汉奸嘴里话,当然不能作为作者自己的话。假如断章取义,那么只要写汉奸的作者,都是汉奸,岂不笑话?我看作者对于汉奸王立民,是一种诛心的笔法。旁的汉奸,只贪图金钱势力。王立民却自己有一套人生观——就是极端个人主义。陈铨教授素来是反对极端个人主义,赞成民族主义的,所以在《野玫瑰》里,藉王立民表现这种极端个人主义的流弊。而第二幕中间立民和曼丽对话,曼丽把他问得哑口无言。第四幕立民死前,艳华指出他的“理想主义,是建设在动摇的基础上面”。作者的意思,何等明显。
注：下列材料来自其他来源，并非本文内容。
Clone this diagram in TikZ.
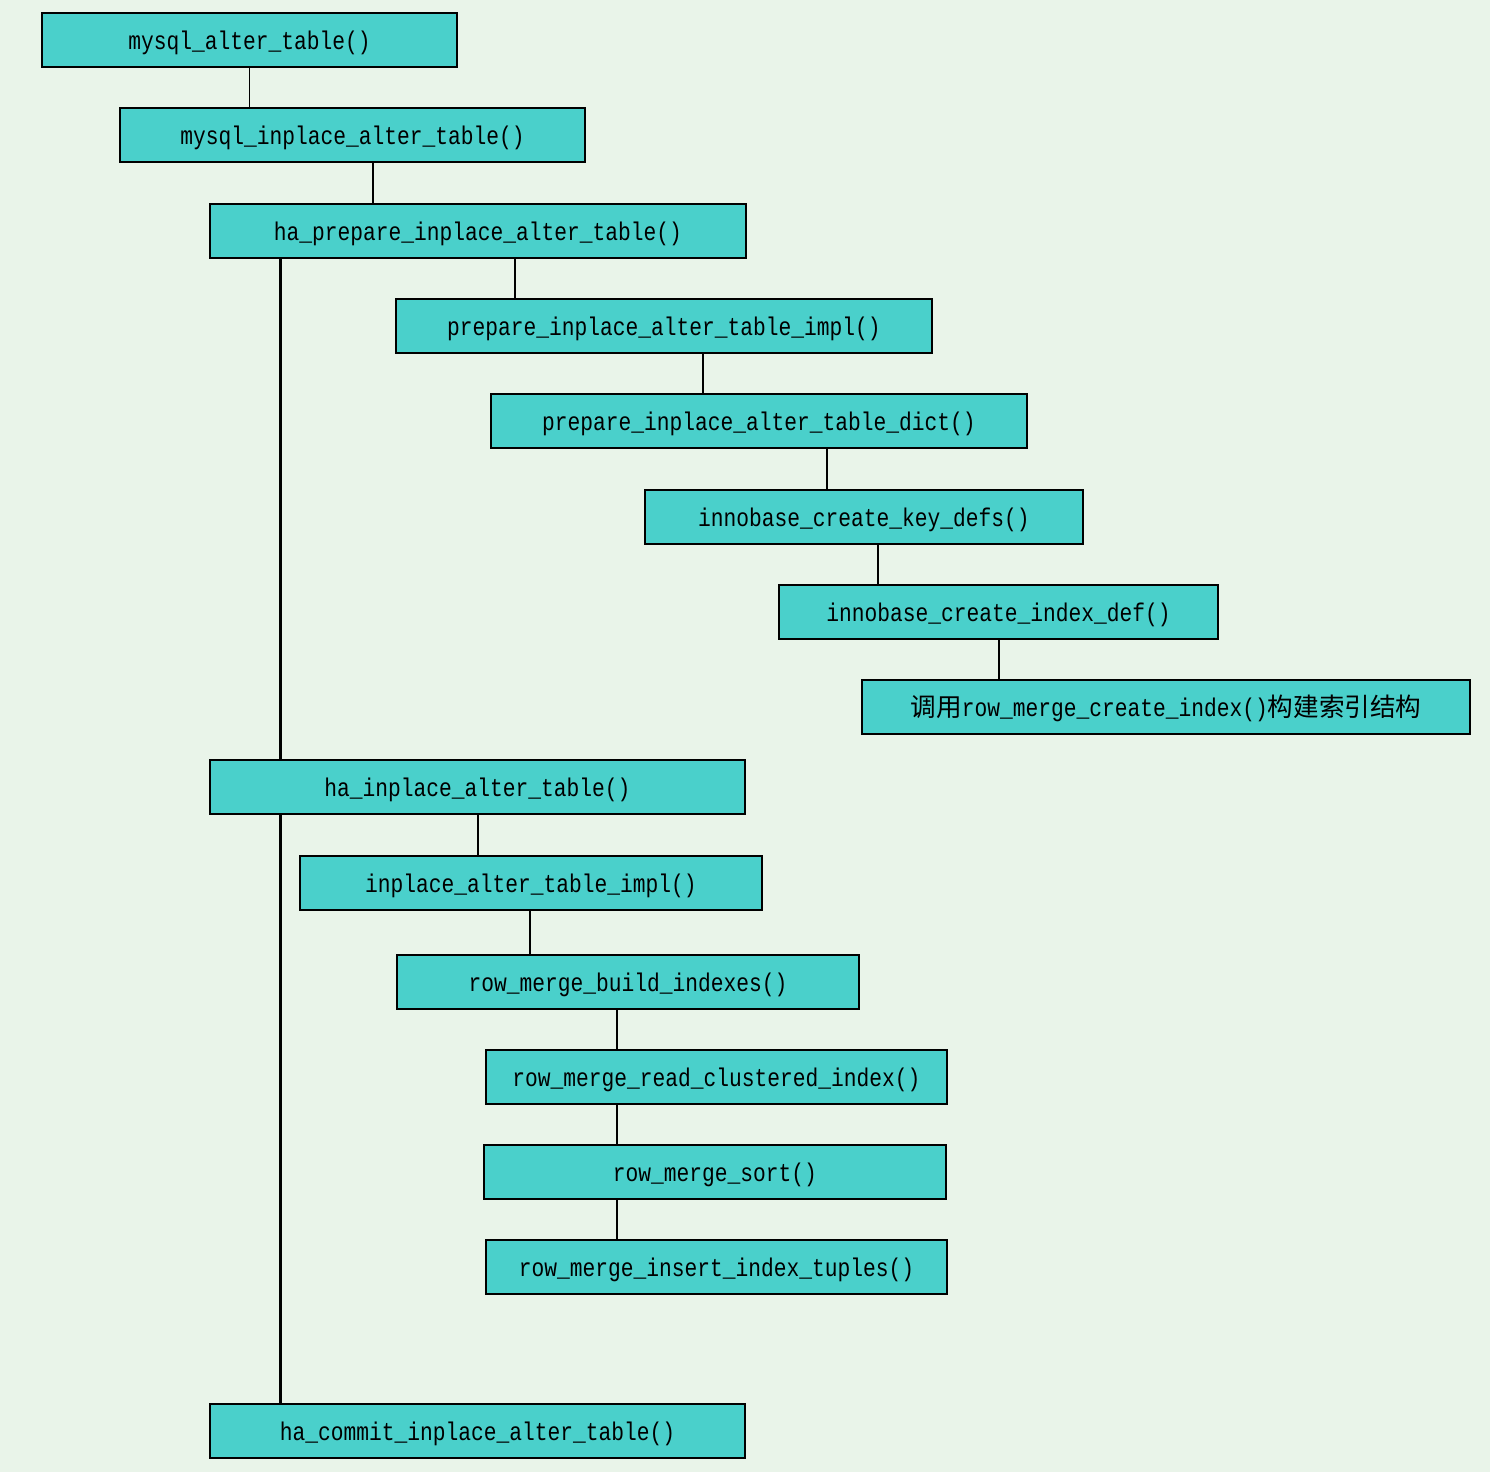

而对于批判者拿尼采做文章,作者也作了公允有力的反驳:“有人以为陈铨教授,介绍了尼采,所以他的戏剧是不纯正的,这又不对,尼采的介绍是一回事,戏剧是一回事。介绍尽管介绍,批判尽管批判,我们对于西洋思想都应该介绍,假如我们不压迫思想的话,而且现在联大洪谦、冯至两教授,都开得有尼采的课程,难道他们都坏吗?”[114]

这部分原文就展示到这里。